After 2 weeks of hard work I could mange and prepared to make a quotation for the biggest client in my life and seeking my chairman for approval for it.
The next day I came office and suddenly heard news that at peelkhana, BDR head office there was a terrible thing happen and nobody new what it was. I got in to thought because BDR was the first client of mine in this new company. And we are about to sign up the agreement with in a few days.
It was a terrible thing happened in BDR, the most destructive killing had occurred at BDR peelkhan. And all the higher officials has been killed in that incidence. Almost 144 Army officers had died in the mishap.
It was very shocking for the whole country. I just felt sorry deep in heart. And after the incidence weather BDR is required or not for the country was the burning question. And my first try almost went in to vain.

After two days in a morning I wake up and saw my wife was crying beside me. I took her to bath room as she told and suddenly I saw blood on the entire floor. I got out of mind. My father was there at the time with me for visit my home for couple of days. He told me to go hospital immediately. I knock 2 near by hospital but as it was very emergency they told me to go another hospital. At last after passing heavy traffic jam and all the hassle I could take her to a big clinic. There she was operated and the doctor made abortion. By 11:30 AM she got out of danger. The nurse came with a bowl it was containing a baby of 3 months. A 4 inch long only a head and body with a small tail. The 2 hand was only getting to develop. It was my kid. My child but it could not get a chance to see the world. Suddenly my eyes got full of water. But I could resist my self.
At 12:30 PM I saw my wife she was sleeping at post operative room and her face was pale for lacking blood. And there she has to stay till evening. I rush to office because I had to submit the most biggest tender in my life with in next day and there had to do more paper work complete with in the night. Thank god my dad was there. I
I came office and prepare the most possible thing that could be done and send it for checking to my chairman sir. I hardly could do any thing. My PC monitor was getting fade all the time I hardly could resist my water falling. I hate to cry particularly in front of people. My chairman sir did work and make complete the proposal for me.

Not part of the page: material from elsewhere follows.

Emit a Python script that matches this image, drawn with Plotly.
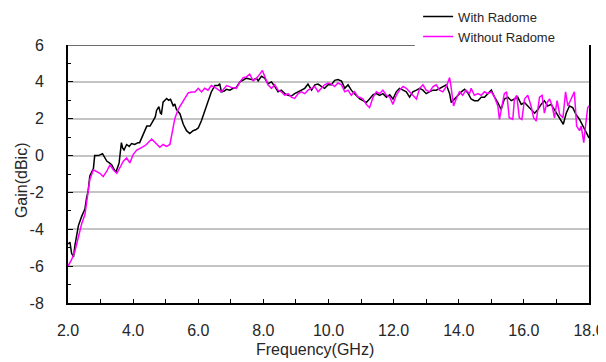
import plotly.graph_objects as go

# ---- data ----
with_f = [2.00, 2.06, 2.11, 2.17, 2.21, 2.27, 2.32, 2.42, 2.52, 2.57, 2.62, 2.67, 2.72, 2.78, 2.82,
          2.93, 3.06, 3.12, 3.19, 3.27, 3.34, 3.40, 3.47, 3.53, 3.57, 3.64, 3.68, 3.72, 3.80, 3.88,
          3.95, 4.05, 4.15, 4.20, 4.28, 4.36, 4.42, 4.52, 4.62, 4.68, 4.72, 4.79, 4.84, 4.87, 4.92,
          5.03, 5.09, 5.15, 5.23, 5.28, 5.33, 5.44, 5.54, 5.64, 5.74, 5.84, 5.92, 6.00, 6.10, 6.20,
          6.30, 6.40, 6.51, 6.61, 6.66, 6.71, 6.80, 6.87, 6.97, 7.07, 7.17, 7.28, 7.38, 7.48, 7.58,
          7.69, 7.79, 7.84, 7.94, 8.04, 8.14, 8.25, 8.35, 8.45, 8.55, 8.66, 8.76, 8.86, 8.96, 9.07,
          9.17, 9.27, 9.37, 9.48, 9.58, 9.68, 9.78, 9.88, 9.99, 10.09, 10.19, 10.29, 10.40, 10.50,
          10.60, 10.70, 10.80, 10.91, 10.96, 11.06, 11.16, 11.26, 11.37, 11.47, 11.57, 11.67, 11.78,
          11.88, 11.98, 12.08, 12.18, 12.29, 12.39, 12.49, 12.59, 12.70, 12.80, 12.90, 13.00, 13.10,
          13.21, 13.31, 13.41, 13.51, 13.62, 13.72, 13.77, 13.87, 13.97, 14.08, 14.18, 14.28, 14.38,
          14.48, 14.59, 14.69, 14.79, 14.89, 15.00, 15.10, 15.20, 15.30, 15.40, 15.51, 15.61, 15.71,
          15.81, 15.92, 16.02, 16.12, 16.22, 16.33, 16.43, 16.53, 16.63, 16.73, 16.84, 16.94, 17.04,
          17.14, 17.21, 17.30, 17.40, 17.50, 17.60, 17.71, 17.79, 17.86, 17.93, 18.00]
with_g = [-4.8, -4.7, -5.3, -5.5, -4.9, -4.3, -3.8, -3.3, -2.9, -2.3, -1.9, -1.1, -0.9, -0.7, 0.0,
          0.0, 0.1, -0.1, -0.3, -0.4, -0.5, -0.7, -0.9, -0.6, -0.4, 0.7, 0.4, 0.3, 0.6, 0.5,
          0.65, 0.6, 0.7, 0.7, 1.0, 1.35, 1.6, 1.6, 1.9, 2.1, 2.45, 2.65, 2.3, 2.26, 2.9,
          3.1, 3.0, 3.05, 2.7, 2.8, 2.5, 2.26, 1.7, 1.35, 1.2, 1.35, 1.4, 1.5, 1.9, 2.45,
          2.9, 3.45, 3.8, 3.8, 3.9, 3.45, 3.5, 3.6, 3.55, 3.65, 3.7, 4.0, 4.1, 4.2, 4.15,
          4.1, 4.2, 4.05, 4.3, 4.2, 3.9, 4.0, 3.75, 3.46, 3.55, 3.36, 3.27, 3.23, 3.36, 3.46,
          3.55, 3.65, 3.88, 3.55, 3.84, 3.88, 3.75, 3.65, 3.84, 3.84, 4.08, 4.13, 4.04, 3.65,
          3.84, 3.55, 3.36, 3.17, 3.07, 2.98, 2.88, 3.07, 3.3, 3.36, 3.27, 3.36, 3.17,
          3.3, 3.07, 3.46, 3.65, 3.55, 3.46, 3.17, 3.46, 3.55, 3.65, 3.55, 3.36, 3.46,
          3.55, 3.55, 3.65, 3.75, 3.84, 3.36, 2.88, 3.07, 3.27, 3.46, 3.6, 3.4, 3.07,
          2.98, 2.98, 3.17, 3.17, 3.36, 3.55, 3.17, 2.88, 2.5, 3.07, 3.17, 2.98, 3.07,
          3.17, 2.78, 2.88, 2.69, 2.5, 2.3, 2.5, 2.78, 2.98, 2.69, 2.78, 2.5, 2.2,
          1.87, 1.7, 2.3, 2.69, 2.6, 2.23, 1.96, 1.7, 1.5, 1.2, 0.95]

without_f = [2.00, 2.11, 2.21, 2.32, 2.42, 2.52, 2.62, 2.67, 2.78, 2.88, 2.98, 3.08, 3.19, 3.29,
             3.39, 3.50, 3.60, 3.70, 3.80, 3.90, 4.00, 4.11, 4.26, 4.41, 4.57, 4.65, 4.72, 4.82,
             4.92, 5.03, 5.13, 5.18, 5.28, 5.38, 5.49, 5.59, 5.69, 5.79, 5.90, 6.00, 6.10, 6.20,
             6.30, 6.40, 6.56, 6.71, 6.87, 7.02, 7.17, 7.28, 7.38, 7.48, 7.58, 7.69, 7.79, 7.89,
             7.97, 8.04, 8.14, 8.25, 8.35, 8.45, 8.55, 8.66, 8.76, 8.86, 8.96, 9.07, 9.17, 9.27,
             9.37, 9.48, 9.58, 9.68, 9.78, 9.88, 9.99, 10.09, 10.19, 10.29, 10.40, 10.50, 10.60,
             10.70, 10.80, 10.91, 10.96, 11.06, 11.16, 11.26, 11.37, 11.47, 11.57, 11.67, 11.78,
             11.88, 11.98, 12.08, 12.18, 12.29, 12.39, 12.49, 12.59, 12.70, 12.80, 12.90, 13.00,
             13.10, 13.21, 13.31, 13.41, 13.51, 13.62, 13.72, 13.77, 13.84, 13.92, 14.02, 14.12,
             14.22, 14.33, 14.38, 14.48, 14.59, 14.69, 14.79, 14.89, 15.00, 15.10, 15.20, 15.25,
             15.30, 15.40, 15.47, 15.55, 15.66, 15.71, 15.78, 15.86, 15.94, 16.02, 16.12, 16.22,
             16.30, 16.38, 16.48, 16.56, 16.63, 16.71, 16.79, 16.87, 16.94, 17.02, 17.10, 17.20,
             17.28, 17.35, 17.45, 17.55, 17.62, 17.71, 17.76, 17.84, 17.90, 17.96, 18.00]
without_g = [-6.0, -5.65, -5.2, -4.45, -3.7, -3.2, -2.06, -1.3, -0.77, -0.85, -0.96, -1.14, -0.85, -0.5,
             -0.77, -0.96, -0.6, -0.3, -0.13, -0.4, 0.05, 0.3, 0.43, 0.6, 0.9, 0.75, 0.6, 0.45,
             0.6, 0.5, 0.6, 1.07, 2.0, 2.5, 2.8, 3.1, 3.4, 3.45, 3.45, 3.65, 3.45, 3.65,
             3.55, 3.8, 3.65, 3.45, 3.8, 3.7, 3.65, 4.0, 4.23, 4.27, 4.42, 4.05, 4.2, 4.42,
             4.62, 4.3, 3.84, 3.65, 3.84, 3.55, 3.46, 3.27, 3.36, 3.17, 3.1, 3.36, 3.46, 3.36,
             3.55, 3.65, 3.75, 3.46, 3.65, 3.84, 3.94, 3.88, 3.75, 3.94, 3.84, 3.46, 3.55,
             3.27, 3.46, 3.17, 3.17, 3.07, 2.78, 2.6, 3.17, 3.46, 3.36, 3.55, 3.27,
             3.17, 2.78, 3.27, 3.55, 3.75, 3.65, 3.46, 3.27, 3.07, 3.65, 3.84, 3.55,
             3.46, 3.75, 3.84, 3.55, 3.46, 3.75, 4.23, 3.65, 2.69, 3.07, 3.46, 3.27,
             3.55, 3.36, 3.65, 3.27, 3.36, 3.27, 3.46, 3.36, 3.46, 3.17, 2.69, 1.96,
             2.5, 3.36, 3.46, 2.05, 1.96, 3.07, 3.27, 2.05, 1.96, 3.07, 3.27, 2.69,
             2.05, 1.87, 3.17, 3.27, 2.3, 2.88, 3.07, 2.69, 2.05, 2.98, 2.23, 2.05,
             3.46, 2.69, 3.07, 3.46, 1.6, 1.35, 1.6, 0.7, 1.7, 2.6, 2.7]

series_names = ["With Radome", "Without Radome"]
x_ticks = [2, 4, 6, 8, 10, 12, 14, 16, 18]
y_ticks = [6, 4, 2, 0, -2, -4, -6, -8]
x_title = "Frequency(GHz)"
y_title = "Gain(dBic)"

FONT = "Liberation Sans, Arial, sans-serif"
TXT = "#262626"

fig = go.Figure()
fig.add_trace(go.Scatter(x=with_f, y=with_g, mode="lines", name=series_names[0],
                         line=dict(color="#000000", width=1.5)))
fig.add_trace(go.Scatter(x=without_f, y=without_g, mode="lines", name=series_names[1],
                         line=dict(color="#ff00ff", width=1.5)))

# partial top border line (as in the reference)
fig.add_shape(type="line", xref="x", yref="y", x0=2, x1=12.65, y0=6, y1=6,
              line=dict(color="#6e6e6e", width=2), layer="below")

# axis titles
fig.add_annotation(text=x_title, xref="paper", yref="paper", x=0.474, y=-0.182,
                   xanchor="center", yanchor="middle", showarrow=False,
                   font=dict(family=FONT, size=16, color=TXT))
fig.add_annotation(text=y_title, xref="paper", yref="paper", x=-0.088, y=0.477,
                   xanchor="center", yanchor="middle", showarrow=False, textangle=-90,
                   font=dict(family=FONT, size=16, color=TXT))

# the page body has an 8 px default margin, so the figure is 8 px smaller
fig.update_layout(
    width=598, height=354,
    margin=dict(l=60, r=17, t=37, b=59, autoexpand=False),
    paper_bgcolor="white", plot_bgcolor="white",
    font=dict(family=FONT, size=16, color=TXT),
    showlegend=True,
    legend=dict(x=0.672, y=1.168, xanchor="left", yanchor="top",
                bgcolor="rgba(0,0,0,0)", font=dict(size=13, color=TXT),
                itemwidth=30, tracegroupgap=0),
    xaxis=dict(range=[2, 18], tickvals=x_ticks, ticktext=[f"{v:.1f}" for v in x_ticks],
               showgrid=False, zeroline=False, showline=True, linecolor="#000000", linewidth=2,
               ticks="inside", ticklen=4, tickcolor="#000000", tickwidth=1,
               minor=dict(dtick=1, ticks="inside", ticklen=4, tickcolor="#000000", showgrid=False),
               ticklabelstandoff=12),
    yaxis=dict(range=[-8, 6], tickvals=y_ticks, ticktext=[str(v) for v in y_ticks],
               showgrid=True, gridcolor="#c4c4c4", gridwidth=2, zeroline=False,
               showline=True, linecolor="#000000", linewidth=2, mirror=True,
               ticks="inside", ticklen=5, tickcolor="#000000", tickwidth=1,
               minor=dict(dtick=1, ticks="inside", ticklen=3, tickcolor="#000000", showgrid=False),
               ticklabelstandoff=19),
)

fig.write_html("out.html")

Next morning I came and make print out of the tender and submit it. But I lost the tender again. I remember the sayings once again, when bad thing comes; comes with so many and when good thing come; come with so many. After 3 days later when my wife went to kitchen to try weather she is capable or not after the operation she burnt her neck the worst.
Some times god get crazy. He think he can do some thing other than his won creation rule. But here is the limitation of creator. He can not do which is not his rule.
So I took all the incidence as the best thing for mine that has been selected by God him self.

Some times I ask my self why GOD/CREATOR/ALLAH is limited??? Why can not he go out of his rule???